Over his grave, which is on the south side of the choir, was soon after laid a flat marble, with a Latin inscription in prose and verse.

HIS WRITINGS were, "1. The epitome of Chronicles from the seventeenth year after Christ to 1540, and from thence afterwards to the year 1560, Lond. 1560, 4to. the two first parts of this Chronicle, and the beginning of the third, as far as the seventeenth year after Christ, were composed by Thomas Lanquet, a young man of twentyfour years old: But he dying immaturely, Mr Cooper finished the work, and published it under the title of Cooper's Chronicle, though the running title of the first and second parts is Lanquet's Chronicle. A faulty edition of this work was published surreptitiously in 1559: But that of 1560 was revised and corrected by Mr Cooper. 2. Thesaurus linguæ Romanæ Britannica, &c. and Dictionarium histor.cum & poeticum, Lond. 1565, folio. This dictionary was so much esteemed by Q. Elizabeth, that she endeavoured, as Mr Wood tells us, to promote the Author for it in the church as high as she could. It is an improvement of Bibliotheca Eliota, Elyot's library, or dictionary, printed at London in 1541, or, as some think, it is taken out of Robert Stephens's Thesarurus linguæ Latina, and out of Frisii lexicon Latino-Teutonicum. 3. A brief exposition of such chapters of the Old Testament, as usually are read in the church at common prayer, on the Sundays throughout the year, Lond. 1573, 4to. 4. A Sermon at Lincoln, 1575, Lond. Svo. 5. Twelve Sermons, 1580, 4to. 6. An Admonition to the people of England, wherein are answered not only the slanderous untruths, reproachfully uttered by Martin, the libelier, but also many other crimes by some of his brood, objected generally against all bishops and the chief of the clergy, purposely to deface and discredit the present state of the church, Lond. 1589, 4to.

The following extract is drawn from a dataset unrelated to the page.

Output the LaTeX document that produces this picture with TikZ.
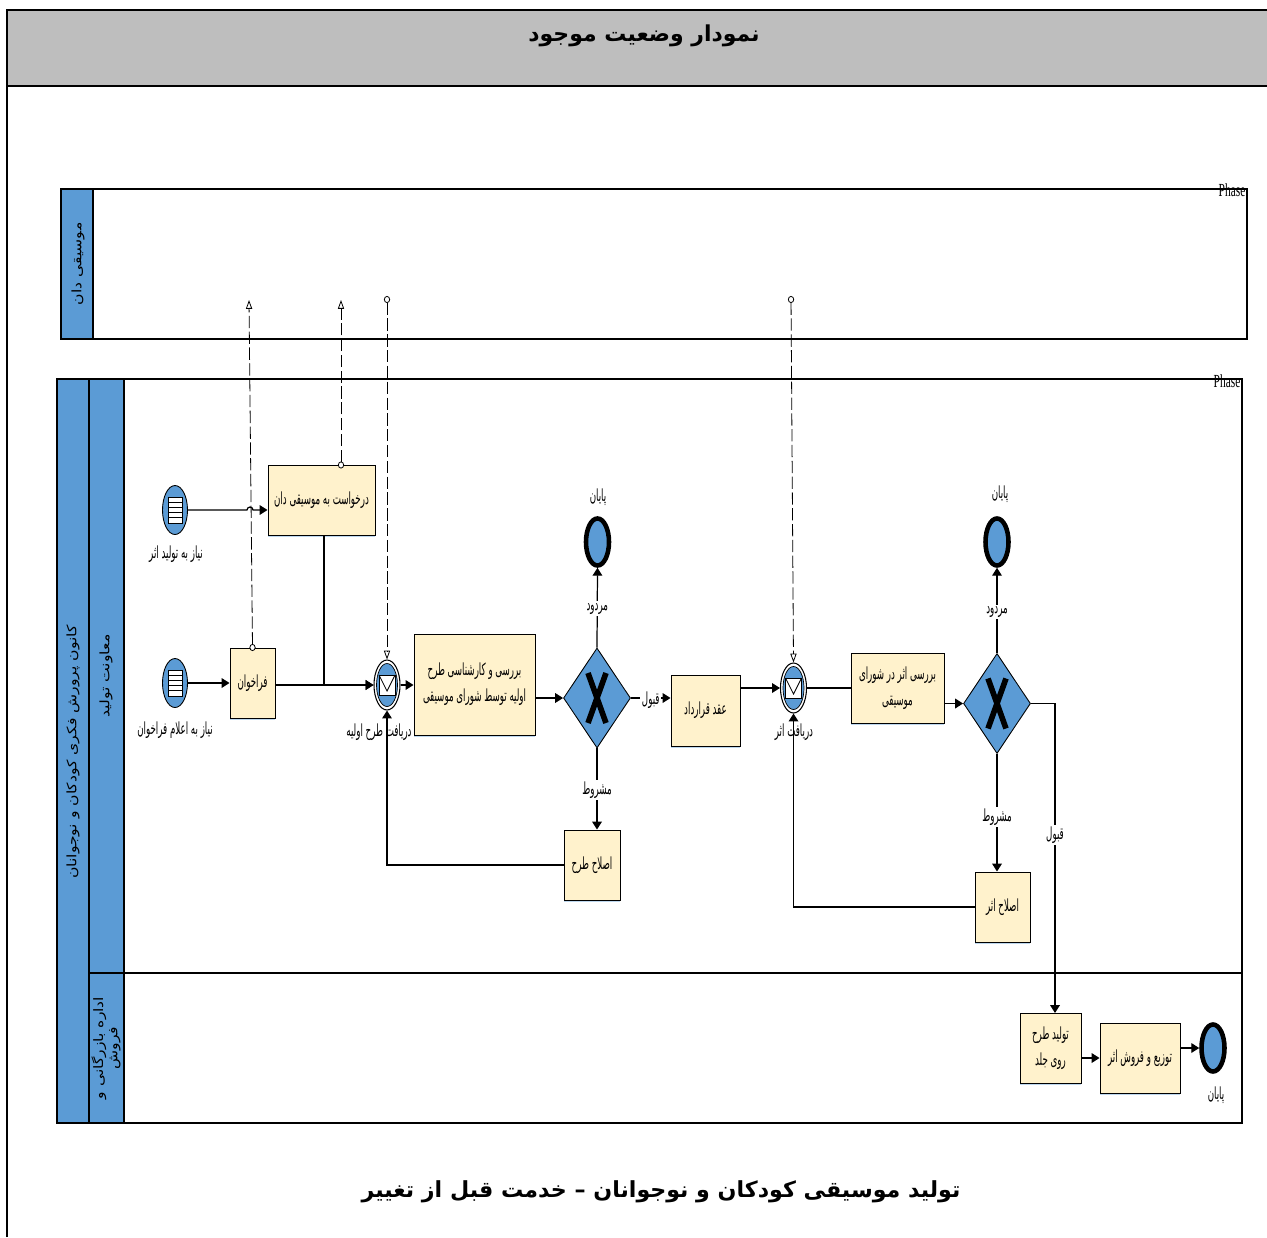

This was an answer to John ap Henry's books against the established church, published under the name of Martin Mar-Prelate. Ap Henry, or his club of puritans, replied to the bishop's book, in two ludicrous pamphlets, entitled, Ha ye any work for a Cooper ? and, More work for a Cooper.

The character of this Bishop has been represented in an advantageous light, by several writers. One stiles him a very learned man; eloquent and well acquainted with the English and Latin languages. Another says, that he was a man of great gravity, learning, and holiness of life. He was, (says Anthony Wood,) furnished with all kind.